File photo. John Thys—AFP

Secretary-General Jens Stoltenberg says Taliban have not yet delivered on their commitments to break ties with international terrorist groups

NATO Secretary-General Jens Stoltenberg on Monday said the military alliance will not pull its troops from Afghanistan “before the time is right.”

“While no ally wants to stay in Afghanistan longer than necessary, we will not leave before the time is right,” he told a press conference in Brussels. “Ministers will continue to assess the situation on the ground and monitor developments very closely,” he added.

Stoltenberg’s statement comes ahead of a ministerial meeting of member states that is slated to decide the fate of the 9,600 troops deployed in Afghanistan in light of the deal struck between former U.S. president Donald Trump and the Afghan Taliban. Under the deal, all foreign troops must leave Afghanistan by May.

The incumbent administration of Joe Biden has said that it is reviewing the deal. The Pentagon, meanwhile, has accused the Taliban of not fulfilling promises that include reducing attacks and cutting ties to insurgent groups like Al Qaeda.

If Biden does not stick to the May deadline, there is great risk of backlash from the Taliban.

In recent months, NATO states have urged the U.S. to foster greater cooperation with them—especially following Trump’s unilateral decision to reduce U.S. troop numbers in Afghanistan to 2,500; the lowest figure since the start of the war in 2001.

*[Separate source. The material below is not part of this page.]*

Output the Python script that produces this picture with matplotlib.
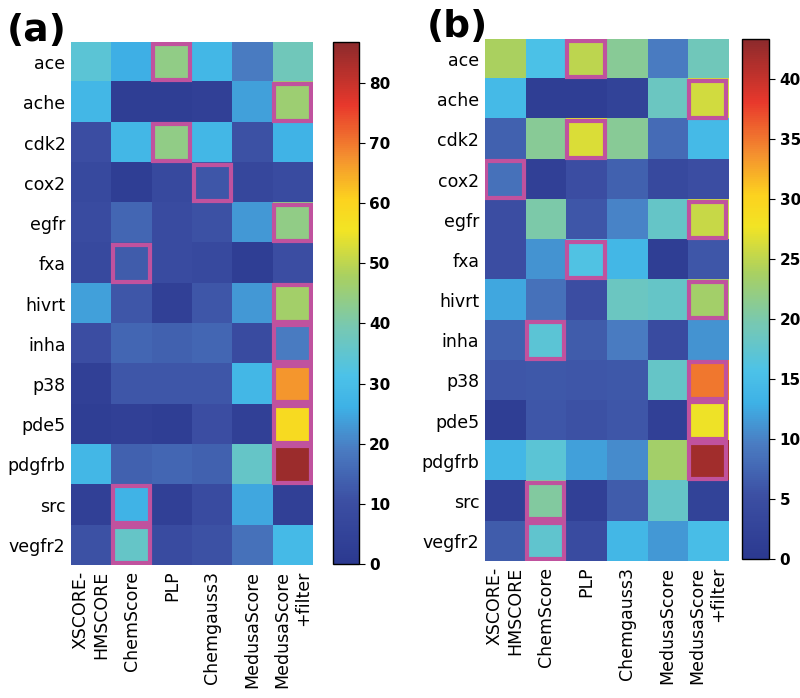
import numpy as np
import matplotlib
matplotlib.use("Agg")
import matplotlib.pyplot as plt
from matplotlib.colors import LinearSegmentedColormap
from matplotlib.patches import Rectangle

targets = ["ace", "ache", "cdk2", "cox2", "egfr", "fxa", "hivrt",
           "inha", "p38", "pde5", "pdgfrb", "src", "vegfr2"]
methods = ["XSCORE-\nHMSCORE", "ChemScore", "PLP", "Chemgauss3",
           "MedusaScore", "MedusaScore\n+filter"]

# panel (a) values, one row per target
values_a = [
    [34, 26, 44, 28, 19, 38],
    [28, 3, 3, 4, 24, 46],
    [10, 28, 44, 28, 11, 27],
    [8, 3, 8, 12, 7, 9],
    [9, 15, 9, 11, 23, 44],
    [8, 13, 9, 8, 3, 10],
    [24, 12, 4, 12, 23, 47],
    [10, 15, 14, 15, 9, 19],
    [4, 12, 12, 12, 28, 67],
    [3, 4, 3, 10, 4, 58],
    [28, 14, 15, 14, 36, 85],
    [4, 27, 4, 9, 25, 4],
    [11, 36, 9, 11, 17, 29],
]

# panel (b) values
values_b = [
    [24, 15.5, 25, 21, 9.5, 19],
    [14.5, 1.5, 1.5, 2.5, 18.5, 26],
    [7, 21, 26.5, 21, 8, 14.5],
    [8.5, 2, 5, 7, 4, 5],
    [5, 20, 6, 10, 18, 25.5],
    [5, 11, 16, 14, 1.5, 6],
    [12.5, 8.5, 5, 18.5, 18, 23.5],
    [7, 17, 6.5, 9.5, 4.5, 11],
    [6, 6.2, 6, 6.1, 18, 35],
    [1.5, 6, 5.5, 6, 2, 27.5],
    [14, 17, 12, 10.5, 23.5, 42],
    [2, 20.5, 2, 6.5, 18, 2.5],
    [6.5, 17.5, 4.5, 14, 11.5, 15],
]

vmax_a = 86.8
vmax_b = 43.3
ticks_a = [0, 10, 20, 30, 40, 50, 60, 70, 80]
ticks_b = [0, 5, 10, 15, 20, 25, 30, 35, 40]

cmap = LinearSegmentedColormap.from_list("softjet", [
    (0.00, "#2b3990"),
    (0.12, "#3c4fa3"),
    (0.22, "#4a7cc2"),
    (0.30, "#3eb1e6"),
    (0.36, "#4cc2e8"),
    (0.45, "#76c8b4"),
    (0.55, "#a8d062"),
    (0.64, "#f2e424"),
    (0.70, "#fcd21f"),
    (0.78, "#f4902f"),
    (0.88, "#e8382c"),
    (1.00, "#8c2a2c"),
])


def draw_panel(fig, rect, cbar_rect, data, vmax, ticks, letter, letter_xy):
    data = np.asarray(data, dtype=float)
    ax = fig.add_axes(rect)
    im = ax.imshow(data, cmap=cmap, vmin=0, vmax=vmax, aspect="auto",
                   interpolation="nearest")
    ax.set_yticks(np.arange(len(targets)))
    ax.set_yticklabels(targets, fontsize=12.5)
    ax.set_xticks(np.arange(len(methods)))
    ax.set_xticklabels(methods, rotation=90, fontsize=12.5, ha="center",
                       va="top", multialignment="right")
    ax.tick_params(length=0, pad=4)
    for s in ax.spines.values():
        s.set_visible(False)

    # highlight best method per target
    best = data.argmax(axis=1)
    for i, j in enumerate(best):
        ax.add_patch(Rectangle((j - 0.46, i - 0.455), 0.92, 0.91, fill=False,
                               edgecolor="#c0529e", lw=3, zorder=3))

    cax = fig.add_axes(cbar_rect)
    cb = fig.colorbar(im, cax=cax, ticks=ticks)
    cb.ax.tick_params(labelsize=11, length=4)
    for t in cb.ax.get_yticklabels():
        t.set_fontweight("bold")
    cb.outline.set_linewidth(1)

    fig.text(letter_xy[0], letter_xy[1], letter, fontsize=27,
             fontweight="bold", ha="left", va="center")


fig = plt.figure(figsize=(8, 6.98), dpi=100)

draw_panel(fig, [0.0888, 0.1905, 0.3025, 0.7493],
           [0.416, 0.192, 0.0325, 0.748],
           values_a, vmax_a, ticks_a, "(a)", (0.008, 0.955))
draw_panel(fig, [0.606, 0.196, 0.304, 0.748],
           [0.9275, 0.199, 0.034, 0.745],
           values_b, vmax_b, ticks_b, "(b)", (0.533, 0.962))

fig.savefig("out.png", dpi=100)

Despite the deal, Taliban violence has shown no signs of abating and peace talks between the insurgents and the Afghanistan government have repeatedly stalled.

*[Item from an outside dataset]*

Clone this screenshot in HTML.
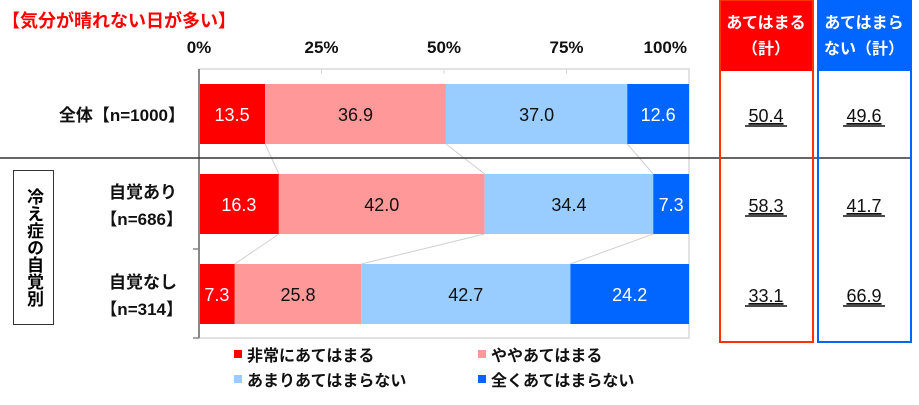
<!DOCTYPE html>
<html><head><meta charset="utf-8">
<style>
body{margin:0;background:#fff;font-family:"Liberation Sans","Noto Sans CJK JP",sans-serif;}
#wrap{position:relative;width:919px;height:405px;overflow:hidden;}
.t{position:absolute;font-weight:bold;white-space:nowrap;}
</style></head><body>
<div id="wrap">
<div class="t" style="left:2px;top:7px;font-size:18px;color:#ff0000;">【気分が晴れない日が多い】</div>
<div class="t" style="left:13px;top:170px;width:39px;height:153px;border:1.5px solid #333;font-size:17px;line-height:21px;text-align:center;writing-mode:vertical-rl;display:flex;align-items:center;justify-content:center;">冷え症の自覚別</div>
<svg id="svg" width="919" height="405" style="position:absolute;left:0;top:0"></svg>
</div>
<script>
const categories=["全体【n=1000】","自覚あり|【n=686】","自覚なし|【n=314】"];
const seriesNames=["非常にあてはまる","ややあてはまる","あまりあてはまらない","全くあてはまらない"];
const s1=[13.5,16.3,7.3];
const s2=[36.9,42.0,25.8];
const s3=[37.0,34.4,42.7];
const s4=[12.6,7.3,24.2];
const totalYes=["50.4","58.3","33.1"];
const totalNo=["49.6","41.7","66.9"];
const ticks=[0,25,50,75,100];
const colors=["#ff0000","#ff9999","#99ccff","#0066ff"];
const textColors=["#fff","#111","#111","#fff"];
const NS="http://www.w3.org/2000/svg";
const svg=document.getElementById('svg');
const X0=199,X1=689;
const x=v=>X0+(X1-X0)*v/100;
const rowTop=[84,174,264],barH=60;
function el(t,a,p){const e=document.createElementNS(NS,t);for(const k in a)e.setAttribute(k,a[k]);(p||svg).appendChild(e);return e;}
// plot frame
let e=el('rect',{x:X0,y:69,width:X1-X0,height:269,fill:'none',stroke:'#d9d9d9','stroke-width':1.5});


ticks.forEach(t=>{
 let l=el('line',{x1:x(t),x2:x(t),y1:69,y2:74,stroke:'#d9d9d9'});
 
 
 let tx=el('text',{x:t===100?x(t)-2:x(t),y:53,'text-anchor':t===100?'end':'middle','font-size':17,'font-weight':'bold',fill:'#111'});
 tx.textContent=t+'%';
 
 
});
const series=[s1,s2,s3,s4];
// connectors
for(let r=0;r<2;r++){let c1=0,c2=0;for(let s=0;s<3;s++){c1+=series[s][r];c2+=series[s][r+1];
 let l=el('line',{x1:x(c1),y1:rowTop[r]+barH,x2:x(c2),y2:rowTop[r+1],stroke:'#d0d0d0','stroke-width':1});
 
 }}
for(let r=0;r<3;r++){let cum=0;
 for(let s=0;s<4;s++){const v=series[s][r];
  let b=el('rect',{x:x(cum),y:rowTop[r],width:x(cum+v)-x(cum),height:barH,fill:colors[s]});
  
  
  let t=el('text',{x:(x(cum)+x(cum+v))/2,y:rowTop[r]+37,'text-anchor':'middle','font-size':18,fill:textColors[s]});
  t.textContent=v.toFixed(1);
  
  
  cum+=v;}
 const parts=categories[r].split('|');
 if(parts.length===1){let t=el('text',{x:185,y:rowTop[r]+37,'text-anchor':'end','font-size':17,'font-weight':'bold',fill:'#111'});t.textContent=parts[0];
  
  }
 else{parts.forEach((p,i)=>{let t=el('text',{x:i?183:177,y:rowTop[r]+24+i*27,'text-anchor':'end','font-size':17,'font-weight':'bold',fill:'#111'});t.textContent=p;
  
  });}
 [[totalYes,766],[totalNo,864]].forEach(([arr,cx])=>{
  let t=el('text',{x:cx,y:rowTop[r]+38,'text-anchor':'middle','font-size':18,fill:'#111','text-decoration':'underline'});
  t.textContent=arr[r];
  
  
  let u=el('line',{x1:cx-21,x2:cx+21,y1:rowTop[r]+42,y2:rowTop[r]+42,stroke:'#111','stroke-width':1.5});
  
  });
}
// axis
e=el('line',{x1:X0,x2:X0,y1:69,y2:338,stroke:'#888','stroke-width':2});


[249,338].forEach(y=>{let l=el('line',{x1:193,x2:X0,y1:y,y2:y,stroke:'#888','stroke-width':1.5});
 
 });
e=el('line',{x1:0,x2:910,y1:158,y2:158,stroke:'#333','stroke-width':1.5});


// total boxes
[[719,'#ff0000','#ff3300',['あてはまる','（計）']],[817,'#0066ff','#0066ff',['あてはまら','ない（計）']]].forEach(([bx,fill,stroke,lines])=>{
 let h=el('rect',{x:bx,y:0,width:94,height:71,fill:fill});
 
 
 let r=el('rect',{x:bx+1,y:0,width:93,height:342,fill:'none',stroke:stroke,'stroke-width':2});
 
 
 lines.forEach((ln,i)=>{let t=el('text',{x:bx+47,y:28+i*26,'text-anchor':'middle','font-size':16,'font-weight':'bold',fill:'#fff'});t.textContent=ln;
  
  });
});
// legend
const lpos=[[234,361],[478,361],[234,386],[478,386]];
seriesNames.forEach((n,i)=>{
 let r=el('rect',{x:lpos[i][0],y:lpos[i][1]-11,width:8,height:8,fill:colors[i]});
 
 
 let t=el('text',{x:lpos[i][0]+13,y:lpos[i][1],'font-size':16,'font-weight':'bold',fill:'#111'});t.textContent=n;
 
 
});
</script>
</body></html>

“The Taliban must reduce violence, negotiate in good faith and live up to their commitment to stop cooperating with national terrorist groups,” Stoltenberg said. “Our common goal is clear. Afghanistan should never again serve as a haven for terrorists to attack our homelands,” he added.

The NATO chief stressed that the Taliban had not yet delivered on all their commitments to break ties with international terrorists.